First, the UN was late calling it. The Famine Early Warnings Systems Network first warned of a hunger crisis last September, and that in a situation the UN has already labelled the worst humanitarian situation on earth for years. But it wasn’t until July 20 that the UN began an appeal, and called a famine. Given debt crises in Europe and the US, it is hardly surprising the UN found it could not instantly raise the $2.48 bln it said it needed. Funding today has reached just 55% of that total, “dangerously inadequate” said British International Development Secretary Andrew Mitchell yesterday after visiting Mogadishu for a few hours.

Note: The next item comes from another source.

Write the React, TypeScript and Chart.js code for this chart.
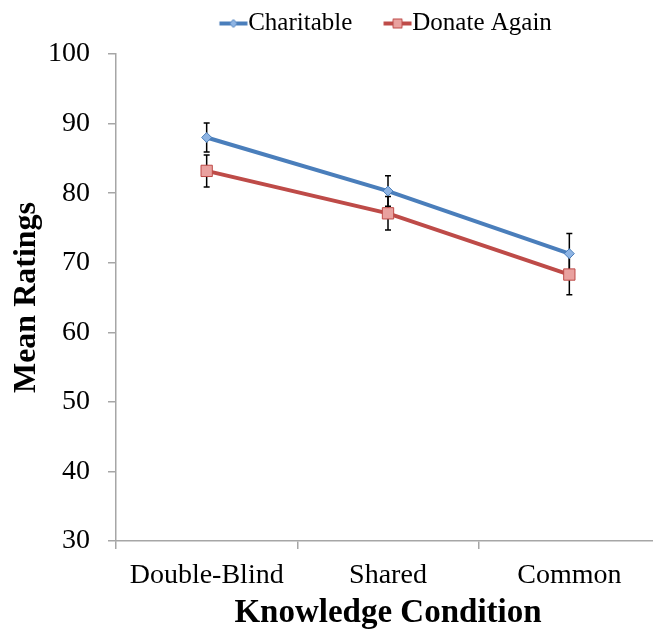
import React, { useEffect, useRef } from 'react';
import { Chart, registerables } from 'chart.js';
Chart.register(...registerables);

const categories = ['Double-Blind', 'Shared', 'Common'];
const charitable = [88.0, 80.3, 71.3];
const charitableErr = [2.1, 2.2, 2.9];
const donateAgain = [83.2, 77.1, 68.3];
const donateAgainErr = [2.3, 2.4, 2.9];
const seriesNames = ['Charitable', 'Donate Again'];
const yMin = 30;
const yMax = 100;
const yStep = 10;

const BLUE = '#4A7EBB';
const BLUE_FILL = '#8EB4E3';
const RED = '#BE4B48';
const RED_FILL = '#E9A19F';
const AXIS = '#A6A6A6';
const FONT = '"Liberation Serif", "Times New Roman", serif';

Chart.defaults.font.family = FONT;
Chart.defaults.color = '#000';

// legend sample: a short line with the marker in its middle
function legendIcon(color: string, fill: string, shape: 'diamond' | 'square'): HTMLCanvasElement {
  const c = document.createElement('canvas');
  c.width = 36;
  c.height = 12;
  const ctx = c.getContext('2d')!;
  const x0 = 7.5;
  const x1 = 35.5;
  const cx = (x0 + x1) / 2;
  ctx.strokeStyle = color;
  ctx.lineWidth = 4;
  ctx.beginPath();
  ctx.moveTo(x0, 6);
  ctx.lineTo(x1, 6);
  ctx.stroke();
  ctx.fillStyle = fill;
  ctx.lineWidth = 1;
  ctx.beginPath();
  if (shape === 'diamond') {
    ctx.moveTo(cx, 2);
    ctx.lineTo(cx + 4, 6);
    ctx.lineTo(cx, 10);
    ctx.lineTo(cx - 4, 6);
    ctx.closePath();
  } else {
    ctx.rect(cx - 4.5, 1.5, 9, 9);
  }
  ctx.fill();
  ctx.stroke();
  return c;
}

const errorBars = {
  id: 'errorBars',
  beforeDatasetsDraw(chart: any) {
    const ctx = chart.ctx;
    const y = chart.scales.y;
    const errs = [charitableErr, donateAgainErr];
    chart.data.datasets.forEach((ds: any, i: number) => {
      const meta = chart.getDatasetMeta(i);
      meta.data.forEach((pt: any, j: number) => {
        const v = ds.data[j];
        const e = errs[i][j];
        const top = y.getPixelForValue(v + e);
        const bot = y.getPixelForValue(v - e);
        ctx.save();
        ctx.strokeStyle = '#000';
        ctx.lineWidth = 1.5;
        ctx.beginPath();
        ctx.moveTo(pt.x, top);
        ctx.lineTo(pt.x, bot);
        ctx.moveTo(pt.x - 3, top);
        ctx.lineTo(pt.x + 3, top);
        ctx.moveTo(pt.x - 3, bot);
        ctx.lineTo(pt.x + 3, bot);
        ctx.stroke();
        ctx.restore();
      });
    });
  },
};

export default function App() {
  const ref = useRef<HTMLCanvasElement>(null);
  useEffect(() => {
    document.body.style.overflow = 'hidden';
    document.documentElement.style.overflow = 'hidden';
    const icons = [legendIcon(BLUE, BLUE_FILL, 'diamond'), legendIcon(RED, RED_FILL, 'square')];
    const chart = new Chart(ref.current!, {
      type: 'line',
      data: {
        labels: categories,
        datasets: [
          {
            label: seriesNames[0],
            data: charitable,
            borderColor: BLUE,
            backgroundColor: BLUE_FILL,
            borderWidth: 4,
            pointStyle: 'rectRot',
            pointRadius: 5,
            pointBorderWidth: 1,
            pointBorderColor: BLUE,
            pointBackgroundColor: BLUE_FILL,
          },
          {
            label: seriesNames[1],
            data: donateAgain,
            borderColor: RED,
            backgroundColor: RED_FILL,
            borderWidth: 4,
            pointStyle: 'rect',
            pointRadius: 8,
            pointBorderWidth: 1,
            pointBorderColor: RED,
            pointBackgroundColor: RED_FILL,
          },
        ],
      },
      options: {
        animation: false,
        responsive: true,
        maintainAspectRatio: false,
        layout: { padding: { left: 0, right: 10, top: -25, bottom: 0 } },
        plugins: {
          tooltip: { enabled: false },
          title: {
            display: true,
            text: '',
            weight: 2000,
            fullSize: false,
            font: { size: 8, lineHeight: 1 },
            padding: 0,
          },
          legend: {
            position: 'top',
            weight: 3000,
            fullSize: false,
            labels: {
              color: '#000',
              font: { family: FONT, size: 25 },
              usePointStyle: true,
              pointStyleWidth: 11.5,
              padding: 36,
              generateLabels: (ch: any) =>
                ch.data.datasets.map((ds: any, i: number) => ({
                  text: ds.label,
                  pointStyle: icons[i],
                  fillStyle: ds.backgroundColor,
                  strokeStyle: ds.borderColor,
                  lineWidth: 0,
                  hidden: false,
                  datasetIndex: i,
                  fontColor: '#000',
                })),
            },
          },
        },
        scales: {
          x: {
            type: 'category',
            offset: true,
            afterFit: (s: any) => { s.height = 90; },
            grid: { offset: true, drawOnChartArea: false, drawTicks: true, tickLength: 8, color: AXIS, lineWidth: 1.5 },
            border: { color: AXIS, width: 1.5 },
            ticks: { color: '#000', font: { family: FONT, size: 28 }, padding: 10 },
            title: {
              display: true,
              text: 'Knowledge Condition',
              color: '#000',
              font: { family: FONT, size: 33, weight: 'bold', lineHeight: 1.04 },
              padding: { top: 0, bottom: 0 },
            },
          },
          y: {
            min: yMin,
            max: yMax,
            afterFit: (s: any) => { s.width = 116; },
            grid: { drawOnChartArea: false, drawTicks: true, tickLength: 8, color: AXIS, lineWidth: 1.5 },
            border: { color: AXIS, width: 1.5 },
            ticks: { stepSize: yStep, color: '#000', font: { family: FONT, size: 28 }, padding: 18 },
            title: {
              display: true,
              text: 'Mean Ratings',
              color: '#000',
              font: { family: FONT, size: 32, weight: 'bold' },
              padding: { top: 8, bottom: 0 },
            },
          },
        },
      },
      plugins: [errorBars],
    });
    return () => chart.destroy();
  }, []);
  return (
    <div style={{ position: 'fixed', left: 0, top: 0, width: 670, height: 631 }}>
      <canvas ref={ref} />
    </div>
  );
}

Second, Western aid agencies aren’t reaching many of the starving. Some, incredibly, are pretending they are. Oxfam is one agency raising money for Somalia and claiming to be reaching hundreds of thousands when, as a spokesman admitted to TIME, it doesn’t actually distribute food and has no staff in the famine area. Less disingenuous agencies will admit the emergency operation is not going well. The UN says a mere 20% of the 2.8 million southern Somalis in need are being reached. The World Food Program, the big player in global famine relief, is reaching even less than that proportion among the 500,000 refugees in Mogadishu, largely because of security concerns. Nearly all Western aid workers stay on a sand-bagged, razor-wired base on the beach attached to Mogadishu airport that, sealed off from the city and patrolled by armed guards, is effectively hardly part of Somalia at all. Rarely do they venture out. WFP does send out 85,000 pre-cooked hot meals every day for distribution through local charities. But stopping mass starvation requires mass food delivery and no one has attempted that since the WFP’s one attempt at bulk ditribution in early August ended in a riot and seven deaths. Three weeks after the UN declared a famine, refugees I talked to in a camp just 200 meters from the airport had yet to be fed.

Third, southern Somalia is loosely controled by an al Qaeda-allied guerrilla group, al Shabab. The US listed al Shabab as an international terrorist group in 2008, a designation fully justified by its killing of 76 civilians in twin suicide bombings in Kampala, Uganda, in July 2010. Delivering food aid is a dirty business, rife with pilfering, and like governments and aid contractors, al Shabab used to steal a proportion of the food that was delivered to its areas, either to eat itself or sell in the market. But with al Shabab’s listing, US aid officials and any aid worker handling US food suddenly had a legal obligation to ensure none of benefitted al Shabab, even inadvertently. The way they dealt with that was to suspend most aid to southern Somalia by the end of 2009. Al Shabab then added its own block by banning WFP, which it accused of being a US puppet, from its territory in January 2010.

The result is that not only are there now very few assistance operations in southern Somalia, there is no pipeline in place through which to funnel large of amounts of food aid in the event of an emergency. Perhaps realizing it had unwittingly helped cause a famine, earlier this month the US tried to reassure aid workers that it would not prosecute them if they accidentally ended up aiding or abetting al Shabab. But an emergency food aid operation takes weeks to put together, while food takes yet more weeks to ship around the world, and so far little extra aid has yet arrived. Moreover, officials from the Transitional Federal Government (TFG) aren’t shy about saying that they consider the famine, which has substantially weakened al Shabab, a real strategic boost. Their plan: defeat al Shabab first, and only then allow aid.

Caught in the middle of these excruciating dynamics are millions of starving Somalis. There is barely a spare piece of land in Mogadishu today, so many refugees are crowding the city. Local businessmen are adopting a few hundred familes here and there; some Middle Eastern and Islamic charities are also reaching those they can. But with so little done so late, there seems almost nothing to prevent tens, if not hundreds of thousands of Somalis from dying in the next few weeks. As they do, remember: this was preventable. Drought came from nature and climate change. But death, mass starvation, camp epidemics of cholera, measles, diarrhoea and malaria? Somehow, unbelievably, that’s on us.